Ideas at this conference that center around forcing Jordan and Egypt to assume responsibilities for parts of the occupied territories that Israel does not wish to continue to rule, while take what it wants permanently, apparently reflected the opinions of most speakers. They are non-starters, because neither Jordan or Egypt will possibly accept such a situation, as it would be absolutely incompatible with the Jordanian and Egyptian national interests.
This is the litmus test by which all ideas about peace in the Middle East need to be judged: are they at all compatible with the minimal national interests of the parties involved? If not, they have no possibility of success and are red herrings rather than real proposals. This is the problem with all the alternatives to a two-state peace agreement – they are all not compatible with the essential national interests of one or more of the parties involved, and therefore cannot be accomplished.
All of these Israeli rejectionist ideas are implausible and unachievable because they are not in the minimal national interests of the Palestinians, the Jordanians or the Egyptians. Palestinian ideas about an Islamic or post-ethnic democratic state in the entire territory are nonstarters because they are antithetical to fundamental Israeli national interest.

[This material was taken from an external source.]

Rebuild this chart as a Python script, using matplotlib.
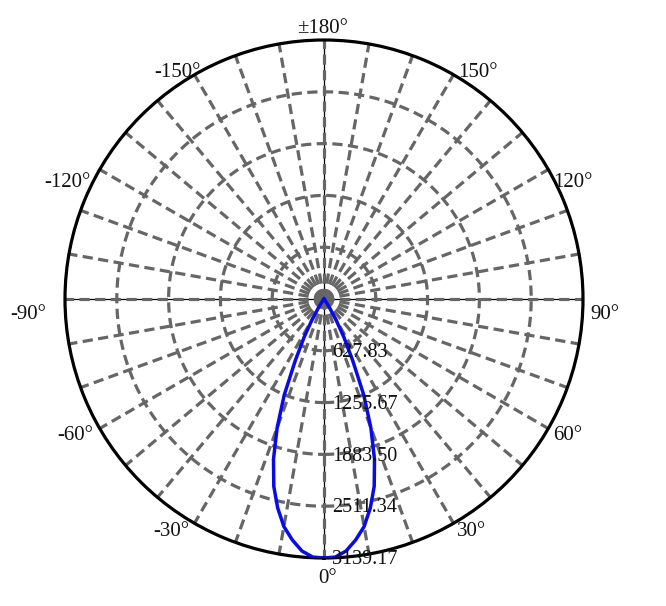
import numpy as np
import matplotlib
matplotlib.use("Agg")
import matplotlib.pyplot as plt

# ---- data ----
half_angles = [0, 2.5, 5, 7.5, 10, 12.5, 15, 17.5, 20, 22.5, 25, 27.5, 30, 32.5, 35, 40, 45, 90, 180]
half_values = [3139.17, 3131, 3066, 2945, 2800, 2594, 2351, 2036, 1660, 1260, 824, 521, 291, 121, 36, 12, 0, 0, 0]
ring_values = [627.83, 1255.67, 1883.50, 2511.34, 3139.17]
ring_labels = ["627.83", "1255.67", "1883.50", "2511.34", "3139.17"]
angle_ticks = [180, 150, 120, 90, 60, 30, 0, -30, -60, -90, -120, -150]
angle_labels = ["±180°", "150°", "120°", "90°", "60°", "30°", "0°", "-30°", "-60°", "-90°", "-120°", "-150°"]

# symmetric curve: negative side mirrored
ang = np.array([-a for a in half_angles[::-1]] + half_angles[1:], dtype=float)
val = np.array(half_values[::-1] + half_values[1:], dtype=float)

rmax = ring_values[-1]

plt.rcParams['font.family'] = ['Liberation Serif', 'DejaVu Serif']

fig = plt.figure(figsize=(6.66, 6.06), dpi=100)
ax = fig.add_axes([65/666, 48/606, 518/666, 518/606], projection='polar')
ax.set_theta_zero_location('S')
ax.set_theta_direction(1)
ax.set_ylim(0, rmax)
ax.set_xticks([])
ax.set_yticks([])
ax.grid(False)

grid_col = '#666666'
dash = (3.2, 1.7)
# thin solid cross through the centre
for a in [0, 90, 180, 270]:
    th = np.deg2rad(a)
    ax.plot([th, th], [0, rmax], color='black', lw=0.9, zorder=1)
# spokes every 10 deg
for a in range(0, 360, 10):
    th = np.deg2rad(a)
    ax.plot([th, th], [0, rmax], color=grid_col, lw=2.3, dashes=dash, zorder=2)
# rings
tt = np.linspace(0, 2*np.pi, 721)
for rv in ring_values[:-1]:
    ax.plot(tt, np.full_like(tt, rv), color=grid_col, lw=2.3, dashes=dash, zorder=2)

ax.spines['polar'].set_color('black')
ax.spines['polar'].set_linewidth(2.3)

# curve
ax.plot(np.deg2rad(ang), val, color='#0a0ae6', lw=2.5, zorder=5)

# radial labels
for rv, lab in zip(ring_values, ring_labels):
    ax.annotate(lab, xy=(0, rv), xytext=(6, -1.2), textcoords='offset points',
                ha='left', va='center', fontsize=14.5, color='#111111', zorder=6)

# angle labels
offsets = {180: (-0.7, 8.0), 150: (17.6, 1.6), 120: (18, -9.5), 90: (15.8, -11.3),
           60: (13.7, -5.2), 30: (13.3, -6.2), 0: (2.9, -14.8), -30: (-16.9, -6.2),
           -60: (-18, -5.2), -90: (-26.6, -11.3), -120: (-23, -9.5), -150: (-12.6, 1.6)}
for a, lab in zip(angle_ticks, angle_labels):
    ax.annotate(lab, xy=(np.deg2rad(a), rmax), xytext=offsets[a], textcoords='offset points',
                ha='center', va='center', fontsize=15, color='#111111',
                annotation_clip=False)

fig.savefig('out.png', dpi=100)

Only peace based on two states corresponds to the minimal national interests of both Israelis and Palestinians, not to mention Jordan, Egypt and the other Arab states, and the United States as well as the rest of the international community (with a few rather unpleasant exceptions). Israelis who reject the idea of a Palestinian state to live alongside Israel in peace and security are as much extremists, and at least as dangerous to a peaceful future, as Palestinians who refuse the prospect of peace with Israel. These forces have much more in common with each other than they do with anyone seeking peace and a reasonable compromise. Of course they are extremists, and they should be clearly identified as such. In order to achieve peace between Israel and the Palestinians, it is going to be necessary to marginalize those who would oppose it at all costs based on political or religious fanaticism and a refusal to compromise.